Open Standard will oversee the stablecoin’s operations through a governance structure that includes a board made up of network partners.
“Existing stablecoins have great strengths, but to use them at scale, businesses need something that’s open, low-cost, high-throughput, broadly accessible, and aligned to their interests,” said Open Standard founding CEO Zach Abrams.
“We’re thrilled to bring together over 140 businesses to launch Open USD. It’s a stablecoin built for the internet economy, designed by the businesses growing it,” he added.
Stablecoins are digital tokens designed to maintain a stable value by being tied to traditional currencies such as the U.S. dollar or euro. Although regulators worldwide have increased scrutiny of the sector, stablecoins continue to be used primarily within crypto markets to facilitate trading in digital assets rather than everyday payments.
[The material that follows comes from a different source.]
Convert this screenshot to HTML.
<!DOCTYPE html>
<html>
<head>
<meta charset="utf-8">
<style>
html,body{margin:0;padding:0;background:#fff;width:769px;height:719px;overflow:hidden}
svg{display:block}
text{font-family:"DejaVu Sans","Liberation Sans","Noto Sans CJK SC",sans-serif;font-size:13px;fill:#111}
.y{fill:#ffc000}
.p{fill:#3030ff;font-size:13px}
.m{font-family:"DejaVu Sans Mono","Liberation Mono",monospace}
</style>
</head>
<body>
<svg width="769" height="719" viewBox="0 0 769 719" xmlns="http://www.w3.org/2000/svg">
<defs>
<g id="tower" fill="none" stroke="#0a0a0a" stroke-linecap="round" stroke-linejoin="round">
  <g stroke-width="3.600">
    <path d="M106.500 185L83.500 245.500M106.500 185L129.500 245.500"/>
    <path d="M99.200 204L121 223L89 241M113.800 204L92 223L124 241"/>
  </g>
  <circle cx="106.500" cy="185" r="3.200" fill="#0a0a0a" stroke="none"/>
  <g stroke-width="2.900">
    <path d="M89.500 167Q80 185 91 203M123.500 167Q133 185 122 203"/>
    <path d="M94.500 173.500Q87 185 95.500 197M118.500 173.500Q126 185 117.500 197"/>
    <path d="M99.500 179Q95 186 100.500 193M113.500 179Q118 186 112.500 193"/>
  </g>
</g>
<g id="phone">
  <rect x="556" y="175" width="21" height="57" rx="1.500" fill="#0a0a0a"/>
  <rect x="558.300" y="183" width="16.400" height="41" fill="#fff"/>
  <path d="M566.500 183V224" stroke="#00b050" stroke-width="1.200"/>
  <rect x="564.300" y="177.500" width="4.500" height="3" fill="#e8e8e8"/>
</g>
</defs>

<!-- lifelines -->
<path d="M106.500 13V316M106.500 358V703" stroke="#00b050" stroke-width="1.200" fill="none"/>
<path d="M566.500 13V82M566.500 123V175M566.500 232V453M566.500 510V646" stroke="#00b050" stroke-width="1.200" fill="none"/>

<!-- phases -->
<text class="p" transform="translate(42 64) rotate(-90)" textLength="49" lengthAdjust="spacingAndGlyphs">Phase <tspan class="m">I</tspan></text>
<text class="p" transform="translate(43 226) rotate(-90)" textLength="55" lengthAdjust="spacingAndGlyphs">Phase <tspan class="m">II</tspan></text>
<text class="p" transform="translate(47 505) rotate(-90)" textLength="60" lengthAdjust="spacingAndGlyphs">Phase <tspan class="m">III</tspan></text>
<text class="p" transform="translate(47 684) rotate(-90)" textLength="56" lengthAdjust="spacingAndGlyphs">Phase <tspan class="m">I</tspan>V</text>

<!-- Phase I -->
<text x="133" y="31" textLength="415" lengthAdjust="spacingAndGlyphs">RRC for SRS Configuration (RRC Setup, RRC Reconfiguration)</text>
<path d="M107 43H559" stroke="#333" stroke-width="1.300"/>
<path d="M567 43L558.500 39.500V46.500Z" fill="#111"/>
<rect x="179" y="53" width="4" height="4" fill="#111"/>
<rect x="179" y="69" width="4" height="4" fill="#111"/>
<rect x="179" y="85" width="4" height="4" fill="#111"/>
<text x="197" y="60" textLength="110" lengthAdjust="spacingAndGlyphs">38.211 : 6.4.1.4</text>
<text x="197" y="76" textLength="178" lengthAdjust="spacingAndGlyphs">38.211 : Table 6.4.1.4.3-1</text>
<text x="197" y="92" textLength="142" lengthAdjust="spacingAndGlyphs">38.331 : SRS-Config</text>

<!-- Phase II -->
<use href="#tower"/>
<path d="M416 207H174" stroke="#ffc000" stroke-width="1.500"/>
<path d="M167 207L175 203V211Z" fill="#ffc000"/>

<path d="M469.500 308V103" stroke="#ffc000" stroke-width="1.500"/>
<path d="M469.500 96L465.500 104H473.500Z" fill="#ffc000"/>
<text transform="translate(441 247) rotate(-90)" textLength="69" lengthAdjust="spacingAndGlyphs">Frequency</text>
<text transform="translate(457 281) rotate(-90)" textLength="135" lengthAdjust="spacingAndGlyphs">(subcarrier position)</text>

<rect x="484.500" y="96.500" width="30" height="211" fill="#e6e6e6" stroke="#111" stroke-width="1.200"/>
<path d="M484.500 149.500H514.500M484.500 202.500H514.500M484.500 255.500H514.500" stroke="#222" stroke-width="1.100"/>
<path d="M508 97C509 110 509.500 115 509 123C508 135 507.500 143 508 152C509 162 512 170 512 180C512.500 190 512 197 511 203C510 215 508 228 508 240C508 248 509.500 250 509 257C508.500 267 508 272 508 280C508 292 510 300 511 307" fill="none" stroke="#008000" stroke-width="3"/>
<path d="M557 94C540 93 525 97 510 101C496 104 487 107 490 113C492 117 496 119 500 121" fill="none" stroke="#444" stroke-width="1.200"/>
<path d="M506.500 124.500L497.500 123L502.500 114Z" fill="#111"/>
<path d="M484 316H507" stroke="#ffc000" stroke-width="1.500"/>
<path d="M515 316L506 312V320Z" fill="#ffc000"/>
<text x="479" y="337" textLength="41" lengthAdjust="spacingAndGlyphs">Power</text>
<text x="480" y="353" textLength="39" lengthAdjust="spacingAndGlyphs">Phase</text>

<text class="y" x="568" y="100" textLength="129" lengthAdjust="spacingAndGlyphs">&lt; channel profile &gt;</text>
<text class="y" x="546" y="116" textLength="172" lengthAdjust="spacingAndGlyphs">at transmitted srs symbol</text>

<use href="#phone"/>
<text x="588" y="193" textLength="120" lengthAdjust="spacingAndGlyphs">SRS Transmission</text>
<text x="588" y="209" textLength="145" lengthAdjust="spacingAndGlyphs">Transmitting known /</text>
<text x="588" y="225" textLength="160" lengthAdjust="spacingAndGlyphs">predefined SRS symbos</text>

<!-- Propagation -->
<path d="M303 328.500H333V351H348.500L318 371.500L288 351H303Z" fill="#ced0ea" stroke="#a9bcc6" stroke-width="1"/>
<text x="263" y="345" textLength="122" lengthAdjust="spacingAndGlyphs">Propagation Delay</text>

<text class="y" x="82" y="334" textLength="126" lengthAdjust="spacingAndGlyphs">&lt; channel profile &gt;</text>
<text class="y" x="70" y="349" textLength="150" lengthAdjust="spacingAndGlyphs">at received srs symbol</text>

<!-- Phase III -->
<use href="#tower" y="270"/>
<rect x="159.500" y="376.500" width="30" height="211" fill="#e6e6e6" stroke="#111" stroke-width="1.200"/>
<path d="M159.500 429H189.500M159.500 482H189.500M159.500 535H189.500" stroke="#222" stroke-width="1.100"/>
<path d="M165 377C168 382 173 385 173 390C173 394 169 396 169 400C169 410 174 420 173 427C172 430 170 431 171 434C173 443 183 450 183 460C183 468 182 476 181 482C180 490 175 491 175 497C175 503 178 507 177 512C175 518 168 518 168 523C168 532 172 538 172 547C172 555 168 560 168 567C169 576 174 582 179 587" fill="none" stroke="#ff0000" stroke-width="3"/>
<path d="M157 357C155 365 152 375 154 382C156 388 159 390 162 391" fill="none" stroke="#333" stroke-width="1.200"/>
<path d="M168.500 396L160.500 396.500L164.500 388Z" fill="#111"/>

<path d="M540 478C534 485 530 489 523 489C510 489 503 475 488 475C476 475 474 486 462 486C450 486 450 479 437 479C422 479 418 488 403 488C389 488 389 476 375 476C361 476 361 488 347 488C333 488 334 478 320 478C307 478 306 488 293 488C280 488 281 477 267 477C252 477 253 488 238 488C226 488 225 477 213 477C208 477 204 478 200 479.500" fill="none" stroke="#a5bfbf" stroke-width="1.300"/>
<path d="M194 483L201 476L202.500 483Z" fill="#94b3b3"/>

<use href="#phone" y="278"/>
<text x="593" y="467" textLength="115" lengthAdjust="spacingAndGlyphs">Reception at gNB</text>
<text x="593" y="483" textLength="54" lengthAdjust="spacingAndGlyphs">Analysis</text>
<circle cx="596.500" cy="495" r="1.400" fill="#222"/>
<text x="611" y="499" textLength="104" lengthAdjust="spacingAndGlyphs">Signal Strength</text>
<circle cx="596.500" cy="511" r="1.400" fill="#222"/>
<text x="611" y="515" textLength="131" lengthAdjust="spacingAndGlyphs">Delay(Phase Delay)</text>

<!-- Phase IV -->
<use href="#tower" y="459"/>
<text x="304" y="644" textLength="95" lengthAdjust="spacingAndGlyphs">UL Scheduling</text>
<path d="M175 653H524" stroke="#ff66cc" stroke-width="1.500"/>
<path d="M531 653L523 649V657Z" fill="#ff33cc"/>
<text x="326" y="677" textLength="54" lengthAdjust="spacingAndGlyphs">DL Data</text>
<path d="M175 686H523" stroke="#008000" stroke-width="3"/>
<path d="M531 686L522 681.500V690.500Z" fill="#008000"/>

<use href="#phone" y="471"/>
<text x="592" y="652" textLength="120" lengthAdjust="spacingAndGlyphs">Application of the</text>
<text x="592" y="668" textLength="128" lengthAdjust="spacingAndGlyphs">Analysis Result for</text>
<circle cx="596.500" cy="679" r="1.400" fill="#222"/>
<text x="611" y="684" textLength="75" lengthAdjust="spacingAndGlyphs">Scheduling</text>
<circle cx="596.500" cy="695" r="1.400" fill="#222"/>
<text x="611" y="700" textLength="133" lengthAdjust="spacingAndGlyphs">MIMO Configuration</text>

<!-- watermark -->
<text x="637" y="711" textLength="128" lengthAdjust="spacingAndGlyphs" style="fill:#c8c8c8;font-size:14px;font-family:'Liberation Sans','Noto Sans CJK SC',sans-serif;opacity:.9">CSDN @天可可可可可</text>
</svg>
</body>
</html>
The launch comes amid growing regulatory clarity for stablecoins in major markets. In the United States, President Donald Trump last year signed the GENIUS Act into law, establishing federal rules and guidelines for stablecoins. The legislation was widely viewed as a major step toward encouraging broader crypto adoption and enabling digital assets to be used more widely for payments and money transfers.
Meanwhile, in the United Kingdom, the Financial Conduct Authority (FCA) recently eased proposed capital requirements for stablecoin issuers. Under the revised proposal, issuers would be required to hold capital equal to 1% of the total value of issued stablecoins, down from the previously proposed 2%.
Industry leaders believe the Open USD initiative could accelerate the next stage of digital asset growth.
“A stablecoin with neutral governance and shared economics is a unique combination that has potential to unlock the next phase of digital assets growth,” said Carolyn Weinberg, Chief Product and Innovation Officer at BNY.